И хотя Платон Фирсович Климентов как машинист участия в боевых действиях не принимал, его отношение к перспективе отдать в действующую армию сына вряд ли сильно разнилось.

Окончательно Андрея Климентова освободила от империалистической войны революция. После установления советской власти молодой рабочий вторично пополнил число конторских служащих на ЮВЖД, где занимался продажей пассажирских билетов, и одновременно в сентябре 1918 года поступил сначала на физико-математическое, а затем перевелся на историко-филологическое отделение Воронежского государственного университета. Перед юношей открывалась гуманитарная карьера, однако что-то с ней не сложилось либо увлекло иное, и уже в мае следующего года Платонов оставил университет, проучившись в нем всего один курс, а в июне поступил на электротехническое отделение открывшегося в Воронеже рабочего железнодорожного политехникума.

Это была одна из самых важных развилок в его судьбе, и сделанный выбор многое в ней предопределил. Платонов шел в литературу не через гуманитарное образование, а через техническое, через производство, и позднее настаивал на том, что таким и должен быть путь пролетарского писателя. Учеба часто прерывалась, шла Гражданская война, наступал Деникин, Воронеж превращался в прифронтовой, а то и во фронтовой город и переходил из рук в руки. «Не доучившись в технической школе, я спешно был посажен на паровоз помогать машинисту, — писал Платонов в автобиографии. — Фраза о том, что революция — паровоз истории, превратилась во мне в странное и хорошее чувство: вспоминая ее, я очень усердно работал на паровозе… Позже слова о революции-паровозе превратили для меня паровоз в ощущение революции».

Революция и Гражданская война в России совпали с тем возрастом в его жизни, когда человеческая душа наиболее отзывчива и восприимчива к происходящему в мире («Бывает счастливое время, когда историческое развитие мира совпадает в людях с движением их сердец», — размышлял он позднее в рассказе «Афродита»), она уже не совсем юна и наивна, но еще не успела огрубеть и покрыться коркой скепсиса и иронии, что отчасти с Платоновым с течением времени произойдет и что с самого начала революции было в той или иной степени присуще его более старшим современникам — Бунину, Куприну, Пришвину, Булгакову, Алексею Толстому, Зинаиде Гиппиус, Мережковскому, не увидевшим в случившемся в России в 1917 году никакой музыки, а только кровь, жестокость, бесправие и оттого однозначно воспринявшим русскую смуту как национальную трагедию и катастрофу, а если свое мнение о революции и переменившим, то позднее.

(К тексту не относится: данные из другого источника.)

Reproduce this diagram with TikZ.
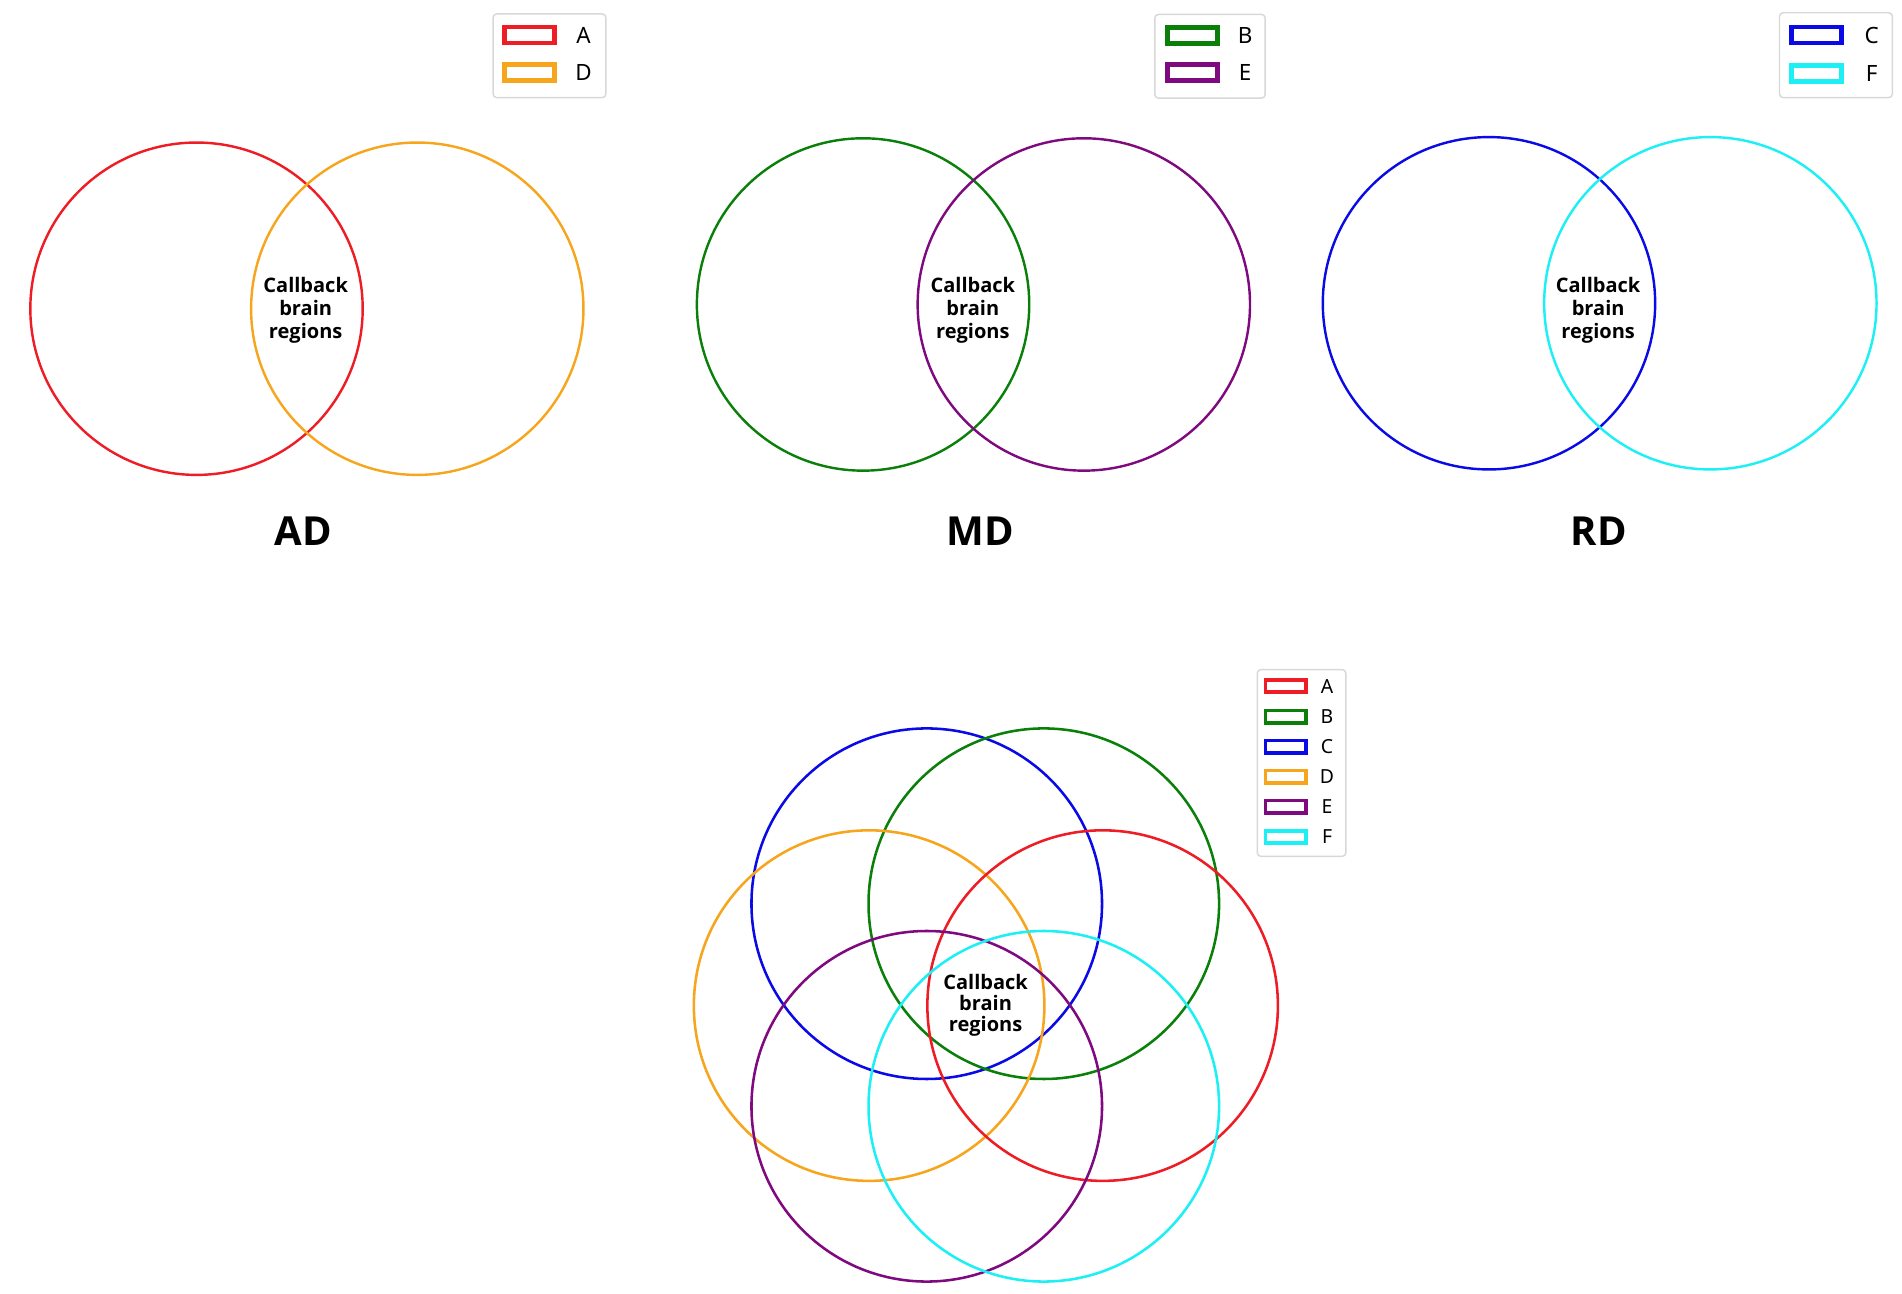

В судьбе Платонова революция сыграла иную, очень личную, животворящую и благотворную роль. «Я жил и томился, потому что жизнь сразу превратила меня из ребенка во взрослого человека, лишая юности. До революции я был мальчиком, а после нее уже некогда быть юношей, некогда расти, надо сразу нахмуриться и биться…» И в черновых вариантах «Чевенгура» осталось не менее лирическое: «А революция? — вспомнил я в тамбуре вагона. — Удар по ветрам, ливням, душевной тоске, по семейной беде, по голодному горю, убийству, одиночеству, землетрясению, — по всем злобам и печалям, чтобы прямо, прочно и уверенно стояло тонкое тело человека на земле, чтобы грустное сердце и синяя мысль стали самой драгоценной и страшной силой в природе…» И чуть дальше: «Я тогда стоял на распутьи — истории и личной жизни: мне сравнялось 19 лет и столько же было двадцатому веку, я родился ровесником своему столетию, растущему в такт возрасту человека — во мне молодость, острота личной судьбы, а в мире одновременно революция».